--- start Dataset content ---

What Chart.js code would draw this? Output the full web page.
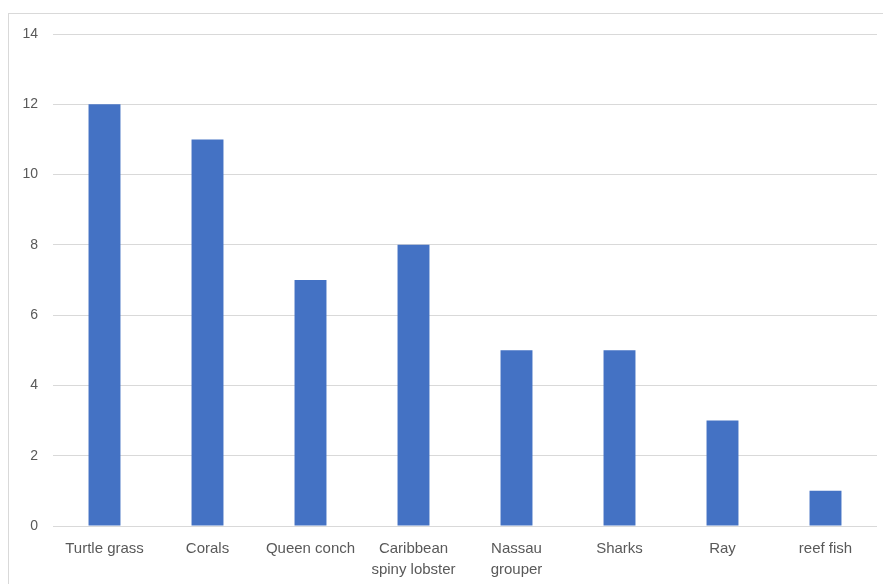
<!DOCTYPE html>
<html>
<head>
<meta charset="utf-8">
<script src="https://cdn.jsdelivr.net/npm/chart.js@4.4.0/dist/chart.umd.min.js"></script>
<style>
    body { margin: 0; background: #fff; }
    #wrap { position: relative; width: 883px; height: 584px; overflow: hidden; }
    #frame { position: absolute; left: 8px; top: 13px; width: 2000px; height: 2000px;
             border-top: 1px solid #d9d9d9; border-left: 1px solid #d9d9d9; }
    #chart { position: absolute; left: 0; top: 0; }
</style>
</head>
<body>
<div id="wrap">
    <div id="frame"></div>
    <canvas id="chart" width="883" height="584"></canvas>
</div>
<script>
// Kategorien und Werte
var categories = ['Turtle grass', 'Corals', 'Queen conch', ['Caribbean', 'spiny lobster'],
                  ['Nassau', 'grouper'], 'Sharks', 'Ray', 'reef fish'];
var values = [12, 11, 7, 8, 5, 5, 3, 1];
var yTicks = [0, 2, 4, 6, 8, 10, 12, 14];

var ctx = document.getElementById('chart');
var chart = new Chart(ctx, {
    type: 'bar',
    data: {
        labels: categories,
        datasets: [{
            data: values,
            backgroundColor: '#4472C4',
            borderWidth: 0,
            barPercentage: 0.31,
            categoryPercentage: 1.0
        }]
    },
    options: {
        responsive: false,
        animation: false,
        layout: { padding: { left: 0, right: 6, top: 34, bottom: 0 } },
        plugins: { legend: { display: false }, tooltip: { enabled: false } },
        scales: {
            x: {
                grid: { display: false, drawTicks: false },
                border: { display: false },
                ticks: {
                    color: '#595959',
                    font: { family: 'Liberation Sans', size: 15, lineHeight: 1.4 },
                    padding: 12,
                    maxRotation: 0,
                    autoSkip: false
                },
                afterFit: function(scale) { scale.height = 58; }
            },
            y: {
                min: 0,
                max: 14,
                afterBuildTicks: function(scale) {
                    scale.ticks = yTicks.map(function(v) { return {value: v}; });
                },
                grid: { color: '#d9d9d9', lineWidth: 1, drawTicks: false },
                border: { display: false },
                ticks: {
                    color: '#595959',
                    font: { family: 'Liberation Sans', size: 14 },
                    padding: 15
                },
                afterFit: function(scale) { scale.width = 53; }
            }
        }
    }
});
</script>
</body>
</html>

--- end Dataset content ---

Set the data above down again exactly as given, with no pictures.

What Chart.js code would draw this? Output the full web page.
<!DOCTYPE html>
<html>
<head>
<meta charset="utf-8">
<script src="https://cdn.jsdelivr.net/npm/chart.js@4.4.0/dist/chart.umd.min.js"></script>
<style>
    body { margin: 0; background: #fff; }
    #wrap { position: relative; width: 883px; height: 584px; overflow: hidden; }
    #frame { position: absolute; left: 8px; top: 13px; width: 2000px; height: 2000px;
             border-top: 1px solid #d9d9d9; border-left: 1px solid #d9d9d9; }
    #chart { position: absolute; left: 0; top: 0; }
</style>
</head>
<body>
<div id="wrap">
    <div id="frame"></div>
    <canvas id="chart" width="883" height="584"></canvas>
</div>
<script>
// Kategorien und Werte
var categories = ['Turtle grass', 'Corals', 'Queen conch', ['Caribbean', 'spiny lobster'],
                  ['Nassau', 'grouper'], 'Sharks', 'Ray', 'reef fish'];
var values = [12, 11, 7, 8, 5, 5, 3, 1];
var yTicks = [0, 2, 4, 6, 8, 10, 12, 14];

var ctx = document.getElementById('chart');
var chart = new Chart(ctx, {
    type: 'bar',
    data: {
        labels: categories,
        datasets: [{
            data: values,
            backgroundColor: '#4472C4',
            borderWidth: 0,
            barPercentage: 0.31,
            categoryPercentage: 1.0
        }]
    },
    options: {
        responsive: false,
        animation: false,
        layout: { padding: { left: 0, right: 6, top: 34, bottom: 0 } },
        plugins: { legend: { display: false }, tooltip: { enabled: false } },
        scales: {
            x: {
                grid: { display: false, drawTicks: false },
                border: { display: false },
                ticks: {
                    color: '#595959',
                    font: { family: 'Liberation Sans', size: 15, lineHeight: 1.4 },
                    padding: 12,
                    maxRotation: 0,
                    autoSkip: false
                },
                afterFit: function(scale) { scale.height = 58; }
            },
            y: {
                min: 0,
                max: 14,
                afterBuildTicks: function(scale) {
                    scale.ticks = yTicks.map(function(v) { return {value: v}; });
                },
                grid: { color: '#d9d9d9', lineWidth: 1, drawTicks: false },
                border: { display: false },
                ticks: {
                    color: '#595959',
                    font: { family: 'Liberation Sans', size: 14 },
                    padding: 15
                },
                afterFit: function(scale) { scale.width = 53; }
            }
        }
    }
});
</script>
</body>
</html>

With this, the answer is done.